Nell’introduzione del documento preparatorio si accenna al grande
impulso offerto alla vita consacrata dal Concilio Ecumenico Vaticano II.
È un’affermazione valida ancora oggi? E soprattutto, gli insegnamenti
del Concilio in materia di vita consacrata sono stati davvero applicati
o ancora c’è molta strada da percorrere a suo giudizio?

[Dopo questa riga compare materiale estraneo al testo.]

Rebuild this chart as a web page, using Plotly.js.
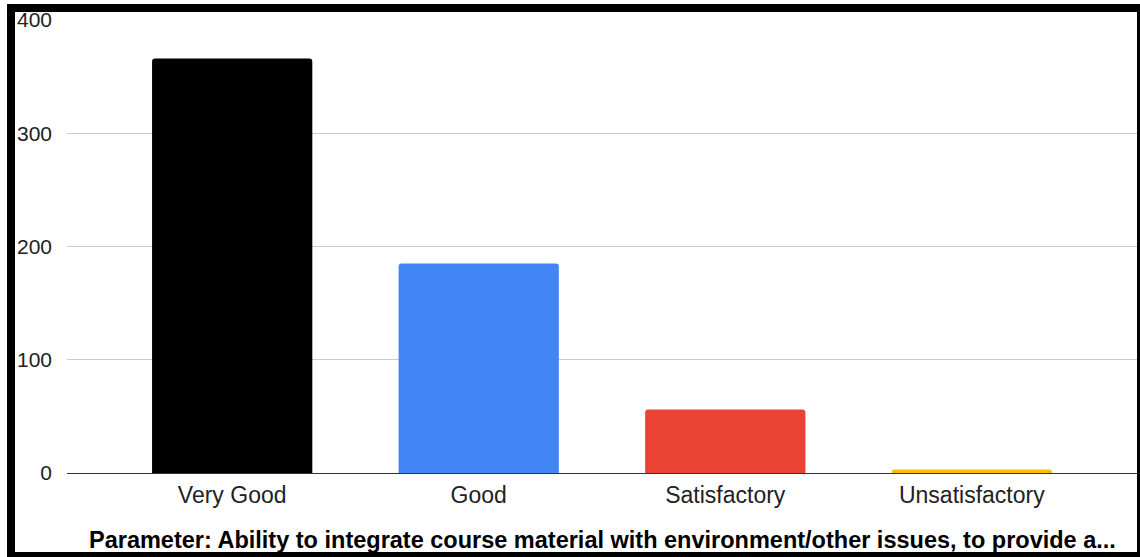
<!DOCTYPE html>
<html>
<head>
<meta charset="utf-8">
<script src="https://cdn.plot.ly/plotly-3.0.1.min.js"></script>
<style>
  html, body { margin: 0; padding: 0; width: 1140px; height: 557px; overflow: hidden; background: #fff; }
  #chart { position: absolute; left: 0; top: 0; width: 1140px; height: 557px; }
  #frame { position: absolute; left: 7px; top: 4px; width: 1138px; height: 556px; box-sizing: border-box;
           border: 8px solid #000; pointer-events: none; }
</style>
</head>
<body>
<div id="chart"></div>
<div id="frame"></div>
<script>
const categories = ["Very Good", "Good", "Satisfactory", "Unsatisfactory"];
const counts = [366, 185, 56, 3];
const barColors = ["#000000", "#4285F4", "#EA4335", "#FBBC04"];
const yTicks = [0, 100, 200, 300, 400];
const chartTitle = "Parameter: Ability to integrate course material with environment/other issues, to provide a...";

const trace = {
  type: "bar",
  x: categories,
  y: counts,
  marker: { color: barColors, line: { width: 0 } },
  hoverinfo: "x+y"
};

const layout = {
  width: 1140,
  height: 557,
  margin: { l: 67, r: 3, t: 20, b: 84 },
  paper_bgcolor: "rgba(0,0,0,0)",
  plot_bgcolor: "#ffffff",
  font: { family: "Liberation Sans, Arial, sans-serif", color: "#222222" },
  bargap: 0.35,
  barcornerradius: 3,
  showlegend: false,
  xaxis: {
    type: "category",
    range: [-0.67, 3.67],
    showgrid: false,
    showline: false,
    zeroline: false,
    ticks: "",
    ticklabelstandoff: 6,
    tickfont: { size: 23, color: "#222222" },
    fixedrange: true
  },
  yaxis: {
    range: [0, 400],
    tickvals: yTicks,
    ticktext: yTicks.map(String),
    showgrid: true,
    gridcolor: "#cccccc",
    gridwidth: 1,
    zeroline: true,
    zerolinecolor: "#333333",
    zerolinewidth: 1,
    showline: false,
    ticks: "",
    ticklabelstandoff: 14,
    tickfont: { size: 21, color: "#222222" },
    fixedrange: true
  },
  annotations: [{
    text: "<b>" + chartTitle + "</b>",
    xref: "paper", yref: "paper",
    x: 0.5, y: -0.148,
    xanchor: "center", yanchor: "middle",
    showarrow: false,
    font: { size: 23.5, color: "#000000", family: "Liberation Sans, Arial, sans-serif" }
  }]
};

Plotly.newPlot("chart", [trace], layout, { displayModeBar: false, staticPlot: true });
</script>
</body>
</html>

“Parlando ad esempio della vita religiosa, sappiamo che
molto è stato fatto. È in atto un processo ancora. Alcuni temi sono
stati aggiornati, altri approfonditi. Siamo consapevoli che c’è ancora
molto da fare. Soprattutto l’attenzione ai segni dei tempi. Per esempio
quando viene fondato un nuovo ordine, spesso avviene per colmare una
lacuna che si avverte nella Chiesa. Il nostro compito è oggi di fare un
cammino dinamico. Siamo consapevoli che abbiamo tanta strada da
percorrere. In questo senso il congresso rappresenterà di sicuro uno
stimolo per intraprendere con coraggio e fiducia un nuovo tratto di
questo cammino. Rinnovare le nostre congregazioni, a partire dei
ideali,del profetismo dei nostri fondatori e fondatrici, guardado sempre
con attenzione al mondo circostante, curiosi di cogliere i segni dei
tempi”.
Lo
spirito del Congresso è da interpretare alla luce di quattro verbi:
accogliere, lasciarsi trasformare, iniziare una nuova prassi e
celebrare. Si tratta di quattro indicazioni operative estremamente
impegnative. In base alla sua personale esperienza, ritiene realizzabili
concretamente questi propositi?
“Il congresso è un momento forte di un lungo processo in
divenire. Il nostro obiettivo è di fare un passo in più su questo
itinerario che per certi versi è provocatorio. Vogliamo creare
un’atmosfera che sia in grado di aiutare i delegati a vivere un tempo di
rinnovamento, in chiave di compartecipazione. Questo spirito, che ci
proponiamo di fortificare, deve animare le nostre azioni quotidiane. Per
osare uno stile nuovo, su una strada tutt’altro che facile e scontata,
ma che vogliamo percorrere con speranza”.